Though he was British, his writing often concerned the United States, which he called a “marvelous” country, as he told these pages in 2011; “a working multiracial democracy” and “the greatest of all human adventures.” That view is unfashionable now on the American left and even the so-called nationalist conservative right, most of whose denizens could benefit from reading Johnson’s “A History of the American People,” which invites readers in with this subversive opening note:

“I have not bowed to current academic nostrums about nomenclature or accepted the flyblown philacteries of Political Correctness. So I do not acknowledge the existence of hyphenated Americans, or Native Americans or any other qualified kind. They are all Americans to me: black, white, red, brown, yellow, thrown together by fate in that swirling maelstrom of history which has produced the most remarkable people the world has ever seen.”

Writing in the Wall Street Journal, Eugene Scalia warns of “the FTC’s breathtaking power grab over noncompete agreements.” A slice:

The Federal Trade Commission’s ban on noncompete agreements may be the most audacious federal rule ever proposed. If finalized, it would outlaw terms in 30 million contracts and pre-empt laws in virtually every state. It would also, by the FTC’s own account, reduce capital investment, worker training and possibly job growth, while increasing the wage gap. The commission says the rule would deliver a meager 2.3% wage increase for hourly workers, versus a 9.4% increase for CEOs.

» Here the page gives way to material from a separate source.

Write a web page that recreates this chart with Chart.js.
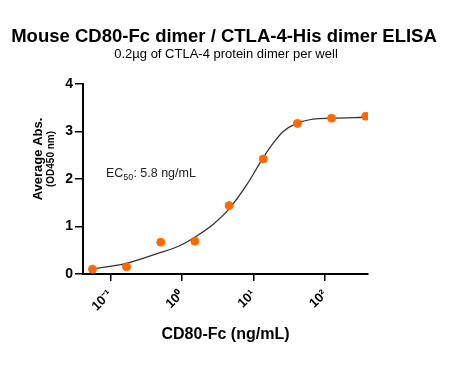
<!DOCTYPE html>
<html>
<head>
<meta charset="utf-8">
<script src="https://cdn.jsdelivr.net/npm/chart.js@4"></script>
<style>
  html, body { margin: 0; padding: 0; background: #fff; }
  #wrap { width: 454px; height: 368px; }
</style>
</head>
<body>
<div id="wrap"><canvas id="c" width="454" height="368"></canvas></div>
<script>
// measured points (ng/mL vs OD450)
const conc = [0.0564, 0.169, 0.507, 1.52, 4.57, 13.7, 41.1, 123.3, 370];
const absorb = [0.10, 0.15, 0.67, 0.69, 1.44, 2.42, 3.17, 3.28, 3.32];

// fitted curve
const fitX = [0.0556, 0.162, 0.472, 0.946, 1.57, 2.8, 4.57, 8.07, 13.7, 19.0, 26.1, 40.2, 68.4, 121, 380];
const fitY = [0.105, 0.22, 0.44, 0.60, 0.79, 1.06, 1.37, 1.88, 2.45, 2.76, 3.0, 3.17, 3.26, 3.28, 3.30];

const xTicks = [0.1, 1, 10, 100];
const xTickLabels = ['10\u207B\u00B9', '10\u2070', '10\u00B9', '10\u00B2'];
const yTicks = [0, 1, 2, 3, 4];

const FONT = '"Liberation Sans", Arial, sans-serif';

// titles and annotation drawn on the canvas
const textPlugin = {
  id: 'texts',
  afterDraw(chart) {
    const ctx = chart.ctx;
    ctx.save();
    ctx.fillStyle = '#000';
    ctx.textAlign = 'center';
    ctx.textBaseline = 'middle';
    ctx.font = 'bold 18.5px ' + FONT;
    ctx.fillText('Mouse CD80-Fc dimer / CTLA-4-His dimer ELISA', 224, 37);
    ctx.font = '13px ' + FONT;
    ctx.fillText('0.2\u00B5g of CTLA-4 protein dimer per well', 226, 54);

    // y title, two lines
    ctx.translate(38, 159);
    ctx.rotate(-Math.PI / 2);
    ctx.font = 'bold 13px ' + FONT;
    ctx.fillText('Average Abs.', 0, 0);
    ctx.font = 'bold 10px ' + FONT;
    ctx.fillText('(OD450 nm)', 0, 13.5);
    ctx.setTransform(1, 0, 0, 1, 0, 0);

    // EC50
    ctx.textAlign = 'left';
    ctx.textBaseline = 'alphabetic';
    ctx.fillStyle = '#222';
    let x = 106, y = 177;
    ctx.font = '12.5px ' + FONT;
    ctx.fillText('EC', x, y);
    x += ctx.measureText('EC').width;
    ctx.font = '9px ' + FONT;
    ctx.fillText('50', x, y + 3);
    x += ctx.measureText('50').width;
    ctx.font = '12.5px ' + FONT;
    ctx.fillText(': 5.8 ng/mL', x, y);
    ctx.restore();
  }
};

new Chart(document.getElementById('c'), {
  type: 'scatter',
  data: {
    datasets: [
      {
        label: 'data',
        data: conc.map((v, i) => ({ x: v, y: absorb[i] })),
        backgroundColor: '#FF6A00',
        borderColor: '#FF6A00',
        pointRadius: 4,
        order: 1
      },
      {
        label: 'fit',
        data: fitX.map((v, i) => ({ x: v, y: fitY[i] })),
        showLine: true,
        borderColor: '#333',
        borderWidth: 1.3,
        pointRadius: 0,
        cubicInterpolationMode: 'monotone',
        order: 2
      }
    ]
  },
  options: {
    responsive: false,
    animation: false,
    layout: { padding: { top: 84, right: 86, bottom: 0, left: 0 } },
    plugins: { legend: { display: false }, tooltip: { enabled: false } },
    scales: {
      x: {
        type: 'logarithmic',
        min: Math.pow(10, -1.381),
        max: Math.pow(10, 2.6),
        afterBuildTicks: s => { s.ticks = xTicks.map(v => ({ value: v })); },
        afterFit: s => { s.height = 94; },
        ticks: {
          color: '#000',
          font: { family: FONT, size: 13, weight: 'bold' },
          minRotation: 45,
          maxRotation: 45,
          padding: 6,
          callback: v => xTickLabels[xTicks.indexOf(v)]
        },
        grid: { drawOnChartArea: false, drawTicks: true, tickLength: 7, color: '#000', lineWidth: 1.5 },
        border: { color: '#000', width: 2 },
        title: {
          display: true,
          text: 'CD80-Fc (ng/mL)',
          color: '#000',
          font: { family: FONT, size: 16, weight: 'bold' },
          padding: { top: 4, bottom: 24 }
        }
      },
      y: {
        min: 0,
        max: 4,
        afterBuildTicks: s => { s.ticks = yTicks.map(v => ({ value: v })); },
        afterFit: s => { s.width = 83; },
        ticks: {
          color: '#000',
          font: { family: FONT, size: 14, weight: 'bold' },
          padding: 2
        },
        grid: { drawOnChartArea: false, drawTicks: true, tickLength: 8, color: '#000', lineWidth: 1.5 },
        border: { color: '#000', width: 2 }
      }
    }
  },
  plugins: [textPlugin]
});
</script>
</body>
</html>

Robert Graboyes has some fun with ChatGPT.

George Will reports on the continuing infantilization of “education,” this time at a Virginia “school” (which is just a few miles from my home). Two slices:

TJHS [Thomas Jefferson High School] has long had a national reputation for excellence. Recently, however, it has earned an alarming reputation for extremism in pursuit of “equity,” understood as equality of outcomes among racial or ethnic groups. Fairfax’s progressive presumption is that disparities are the results of “systemic” or other unfairness.

TJHS and other Fairfax secondary schools recently chose not to disclose to students and their parents the fact that the students — at TJHS, 230 of them, mostly Asian Americans — had won National Merit Commendation awards. The National Merit Scholarship Corp.’s letter to TJHS said: “Please present the letters of commendation as soon as possible since it is the students’ only notification.” One parent says a TJHS administrator told her that announcing the commendations would hurt the feelings of students not commended. Many commendations were eventually announced too late to mention in college applications.


The Fairfax school district paid $455,000 to a California consulting firm that says its aim is “equal outcomes for every student, without exception.” Tonight’s homework assignment, dear reader, is to write an essay explaining what that can possibly mean in practice, and to consider how Fairfax schools might apply it to, say, school track meets.